**Task objective**
Leaving out every picture, retype the lines below from the top through the one that contains "Arial, Helvetica, sans-serif';".

**Information shown**
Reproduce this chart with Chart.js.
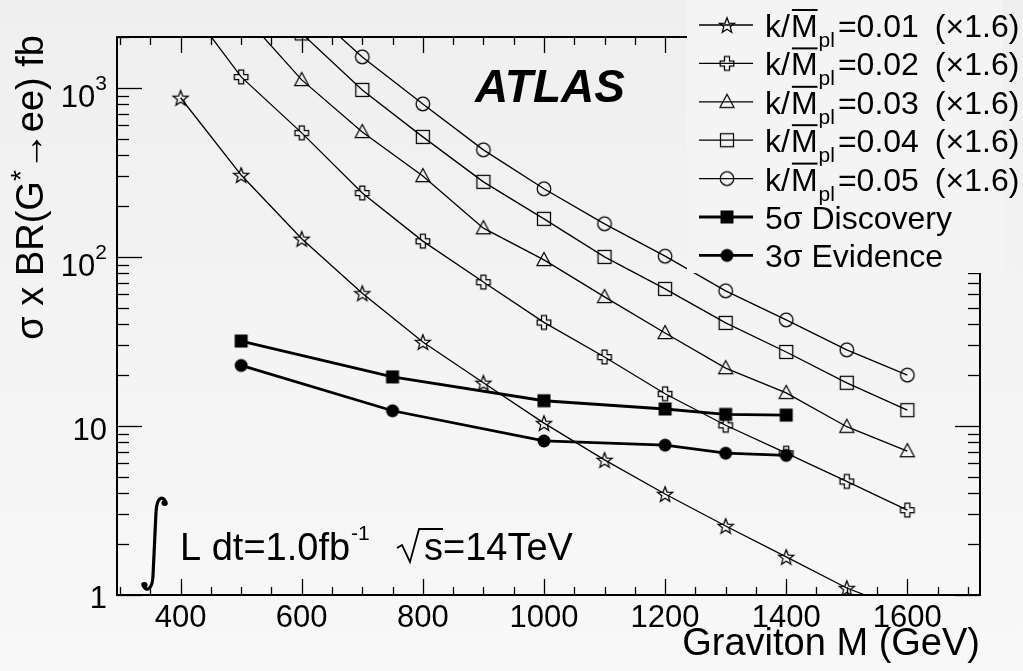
<!DOCTYPE html>
<html><head><meta charset="utf-8">
<script src="https://cdn.jsdelivr.net/npm/chart.js@4.4.1/dist/chart.umd.min.js"></script>
<style>
html,body{margin:0;padding:0;}
body{width:1023px;height:671px;background:linear-gradient(#efefef,#f8f8f8);overflow:hidden;}
#wrap{position:relative;width:1023px;height:671px;}
</style></head><body><div id="wrap"><canvas id="c" width="1023" height="671"></canvas></div>
<script>
// ---- data ----
const masses = [400, 500, 600, 700, 800, 900, 1000, 1100, 1200, 1300, 1400, 1500, 1600];
const k001 = [874, 305, 128, 61, 31.4, 18, 10.4, 6.3, 3.96, 2.56, 1.68, 1.1, 0.8];
const k002 = [3500, 1161, 542, 239, 124, 71, 41, 25.6, 15.5, 10.1, 6.9, 4.7, 3.18];
const k003 = [null, 2800, 1115, 549, 301, 148, 96, 58, 35.5, 22, 15.7, 9.9, 7.1];
const k004 = [null, null, 2100, 973, 513, 278, 168, 100, 64.7, 40.7, 27.4, 18, 12.4];
const k005 = [null, null, 3200, 1525, 804, 430, 253, 157, 101, 63, 42.4, 28.2, 20];
const sigMass = [500, 750, 1000, 1200, 1300, 1400];
const disc5 = [31.8, 19.5, 14.1, 12.6, 11.7, 11.6];
const evid3 = [22.8, 12.3, 8.15, 7.7, 6.9, 6.7];
const couplings = ['0.01', '0.02', '0.03', '0.04', '0.05'];
const scaleNote = '(\u00d71.6)';
const sigLabels = ['5\u03c3 Discovery', '3\u03c3 Evidence'];
const xTickLabels = [400, 600, 800, 1000, 1200, 1400, 1600];
const yTickExp = [0, 1, 2, 3];

const F = '"Liberation Sans", Arial, Helvetica, sans-serif';

// ---- marker canvases ----
function mk(draw) {
  const c = document.createElement('canvas'); c.width = 22; c.height = 22;
  const g = c.getContext('2d'); g.translate(11, 11); g.strokeStyle = '#000'; g.fillStyle = '#000'; g.lineWidth = 1.25;
  draw(g); return c;
}
const M = {
  star: mk(g => { g.beginPath(); for (let i = 0; i < 10; i++) { const r = i % 2 ? 3.4 : 8; const a = -Math.PI / 2 + i * Math.PI / 5; const px = r * Math.cos(a), py = r * Math.sin(a) + 0.8; i ? g.lineTo(px, py) : g.moveTo(px, py); } g.closePath(); g.stroke(); }),
  cross: mk(g => { const a = 2.5, b = 6.8; const p = [[-a,-b],[a,-b],[a,-a],[b,-a],[b,a],[a,a],[a,b],[-a,b],[-a,a],[-b,a],[-b,-a],[-a,-a]]; g.beginPath(); p.forEach((q, i) => i ? g.lineTo(q[0], q[1]) : g.moveTo(q[0], q[1])); g.closePath(); g.stroke(); }),
  tri: mk(g => { g.beginPath(); g.moveTo(0, -7.5); g.lineTo(7, 5.5); g.lineTo(-7, 5.5); g.closePath(); g.stroke(); }),
  sq: mk(g => { g.strokeRect(-6.5, -6.5, 13, 13); }),
  circ: mk(g => { g.beginPath(); g.arc(0, 0, 6.8, 0, Math.PI * 2); g.stroke(); }),
  fsq: mk(g => { g.fillRect(-6.5, -6.5, 13, 13); }),
  fcirc: mk(g => { g.beginPath(); g.arc(0, 0, 6.5, 0, Math.PI * 2); g.fill(); })
};

function pts(xs, ys) { return xs.map((v, i) => ({ x: v, y: ys[i] })).filter(p => p.y != null); }
function ds(label, xs, ys, marker, lw) {
  return { label, data: pts(xs, ys), borderColor: '#000', backgroundColor: '#000', borderWidth: lw,
    pointStyle: marker, pointRadius: 7, pointHoverRadius: 7, tension: 0, fill: false, clip: 1 };
}
const markerList = [M.star, M.cross, M.tri, M.sq, M.circ];
const series = [k001, k002, k003, k004, k005];
const datasets = series.map((s, i) => ds('k/Mpl=' + couplings[i] + ' ' + scaleNote, masses, s, markerList[i], 1.3));
datasets.push(ds(sigLabels[0], sigMass, disc5, M.fsq, 2.8));
datasets.push(ds(sigLabels[1], sigMass, evid3, M.fcirc, 2.8));

function line(ctx, x1, y1, x2, y2) { ctx.beginPath(); ctx.moveTo(x1, y1); ctx.lineTo(x2, y2); ctx.stroke(); }

const deco = {
  id: 'deco',
  afterDatasetsDraw(chart) {
    const { ctx, chartArea: a, scales: { x, y } } = chart;
    ctx.save();
    ctx.strokeStyle = '#000'; ctx.fillStyle = '#000';
    // ticks
    ctx.lineWidth = 1.3;
    for (let v = 300; v <= 1700; v += 50) {
      const px = Math.round(x.getPixelForValue(v)) + 0.5;
      const L = (v % 200 === 0) ? 16 : 8;
      line(ctx, px, a.bottom, px, a.bottom - L); line(ctx, px, a.top, px, a.top + L);
    }
    for (let d = 0; d < 4; d++) for (let m = 1; m <= 9; m++) {
      const v = m * Math.pow(10, d); if (v > 2000) break;
      const py = Math.round(y.getPixelForValue(v)) + 0.5; const L = m === 1 ? 25 : 12;
      line(ctx, a.left, py, a.left + L, py); line(ctx, a.right, py, a.right - L, py);
    }
    // frame
    ctx.lineWidth = 2;
    ctx.strokeRect(a.left, a.top, a.right - a.left, a.bottom - a.top);
    // x tick labels
    ctx.font = '31px ' + F; ctx.textAlign = 'center'; ctx.textBaseline = 'alphabetic';
    xTickLabels.forEach(v => ctx.fillText(String(v), x.getPixelForValue(v), 627));
    // y tick labels
    yTickExp.forEach(e => {
      const py = y.getPixelForValue(Math.pow(10, e));
      ctx.textAlign = 'right';
      if (e === 0) { ctx.font = '31px ' + F; ctx.fillText('1', 107, py + 13); }
      else if (e === 1) { ctx.font = '31px ' + F; ctx.fillText('10', 107, py + 14); }
      else {
        ctx.font = '21px ' + F; ctx.fillText(String(e), 107, py + 2);
        const w = ctx.measureText(String(e)).width;
        ctx.font = '31px ' + F; ctx.fillText('10', 107 - w, py + 19);
      }
    });
    // axis titles
    ctx.font = '38px ' + F; ctx.textAlign = 'right';
    ctx.fillText('Graviton M (GeV)', a.right, 655);
    ctx.save();
    ctx.translate(43, 35); ctx.rotate(-Math.PI / 2);
    const parts = [['\u03c3 x BR(G', 38, 0], ['*', 28, -13], ['\u2192ee) fb', 38, 0]];
    let tot = 0; parts.forEach(p => { ctx.font = p[1] + 'px ' + F; tot += ctx.measureText(p[0]).width; });
    let cx = -tot; ctx.textAlign = 'left';
    parts.forEach(p => { ctx.font = p[1] + 'px ' + F; ctx.fillText(p[0], cx, p[2]); cx += ctx.measureText(p[0]).width; });
    ctx.restore();
    // ATLAS
    ctx.font = 'italic bold 46px ' + F; ctx.textAlign = 'left';
    ctx.fillText('ATLAS', 475, 102);
    // luminosity annotation
    ctx.lineWidth = 3.2; ctx.lineCap = 'round';
    ctx.beginPath(); ctx.moveTo(166, 504); ctx.bezierCurveTo(165, 496, 157, 494, 156, 512);
    ctx.lineTo(153, 576); ctx.bezierCurveTo(152, 593, 144, 591, 143, 584); ctx.stroke();
    ctx.beginPath(); ctx.arc(164.5, 503, 3, 0, Math.PI * 2); ctx.fill();
    ctx.beginPath(); ctx.arc(144.5, 585, 3, 0, Math.PI * 2); ctx.fill();
    ctx.lineCap = 'butt';
    ctx.font = '38px ' + F; ctx.fillText('L dt=1.0fb', 180, 560);
    const wl = ctx.measureText('L dt=1.0fb').width;
    ctx.font = '21px ' + F; ctx.fillText('-1', 180 + wl + 1, 540);
    ctx.lineWidth = 1.8;
    ctx.beginPath(); ctx.moveTo(397, 548); ctx.lineTo(402, 545); ctx.lineTo(410, 562); ctx.lineTo(419, 529); ctx.lineTo(443, 529); ctx.stroke();
    ctx.font = '38px ' + F; ctx.fillText('s=14TeV', 424, 560);

    // legend box
    ctx.fillStyle = '#f4f4f4'; ctx.fillRect(687, 0, 316, 273);
    ctx.fillStyle = '#000'; ctx.strokeStyle = '#000';
    chart.data.datasets.forEach((d, i) => {
      const cy = 25 + i * 38.4;
      ctx.lineWidth = d.borderWidth;
      line(ctx, 699, cy, 753, cy);
      ctx.drawImage(d.pointStyle, 727 - 11, cy - 11);
      const bx = 765, by = cy + 12;
      ctx.textAlign = 'left';
      if (i < couplings.length) {
        ctx.font = '32px ' + F;
        ctx.fillText('k/', bx, by);
        let xx = bx + ctx.measureText('k/').width + 1;
        const wM = ctx.measureText('M').width;
        ctx.fillText('M', xx, by);
        ctx.lineWidth = 2; line(ctx, xx + 1, by - 27, xx + wM, by - 27);
        xx += wM + 1;
        ctx.font = '21px ' + F; ctx.fillText('pl', xx, by + 10);
        xx += ctx.measureText('pl').width + 3;
        ctx.font = '32px ' + F;
        ctx.fillText('=' + couplings[i], xx, by);
        xx += ctx.measureText('=' + couplings[i]).width + 16;
        ctx.fillText(scaleNote, xx, by);
      } else {
        ctx.font = '32px ' + F;
        ctx.fillText(d.label, bx, by);
      }
    });
    ctx.restore();
  }
};

new Chart(document.getElementById('c'), {
  type: 'line',
  data: { datasets },
  options: {
    responsive: false, animation: false, events: [],
    layout: { padding: { left: 117, right: 43, top: 37, bottom: 76 } },
    plugins: { legend: { display: false }, tooltip: { enabled: false }, title: { display: false } },
    scales: {
      x: { type: 'linear', min: 295, max: 1720, display: false },
      y: { type: 'logarithmic', min: 1, max: 2000, display: false }
    }
  },
  plugins: [deco]
});
</script></body></html>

**Reply**
Reproduce this chart with Chart.js.
<!DOCTYPE html>
<html><head><meta charset="utf-8">
<script src="https://cdn.jsdelivr.net/npm/chart.js@4.4.1/dist/chart.umd.min.js"></script>
<style>
html,body{margin:0;padding:0;}
body{width:1023px;height:671px;background:linear-gradient(#efefef,#f8f8f8);overflow:hidden;}
#wrap{position:relative;width:1023px;height:671px;}
</style></head><body><div id="wrap"><canvas id="c" width="1023" height="671"></canvas></div>
<script>
// ---- data ----
const masses = [400, 500, 600, 700, 800, 900, 1000, 1100, 1200, 1300, 1400, 1500, 1600];
const k001 = [874, 305, 128, 61, 31.4, 18, 10.4, 6.3, 3.96, 2.56, 1.68, 1.1, 0.8];
const k002 = [3500, 1161, 542, 239, 124, 71, 41, 25.6, 15.5, 10.1, 6.9, 4.7, 3.18];
const k003 = [null, 2800, 1115, 549, 301, 148, 96, 58, 35.5, 22, 15.7, 9.9, 7.1];
const k004 = [null, null, 2100, 973, 513, 278, 168, 100, 64.7, 40.7, 27.4, 18, 12.4];
const k005 = [null, null, 3200, 1525, 804, 430, 253, 157, 101, 63, 42.4, 28.2, 20];
const sigMass = [500, 750, 1000, 1200, 1300, 1400];
const disc5 = [31.8, 19.5, 14.1, 12.6, 11.7, 11.6];
const evid3 = [22.8, 12.3, 8.15, 7.7, 6.9, 6.7];
const couplings = ['0.01', '0.02', '0.03', '0.04', '0.05'];
const scaleNote = '(\u00d71.6)';
const sigLabels = ['5\u03c3 Discovery', '3\u03c3 Evidence'];
const xTickLabels = [400, 600, 800, 1000, 1200, 1400, 1600];
const yTickExp = [0, 1, 2, 3];

const F = '"Liberation Sans", Arial, Helvetica, sans-serif';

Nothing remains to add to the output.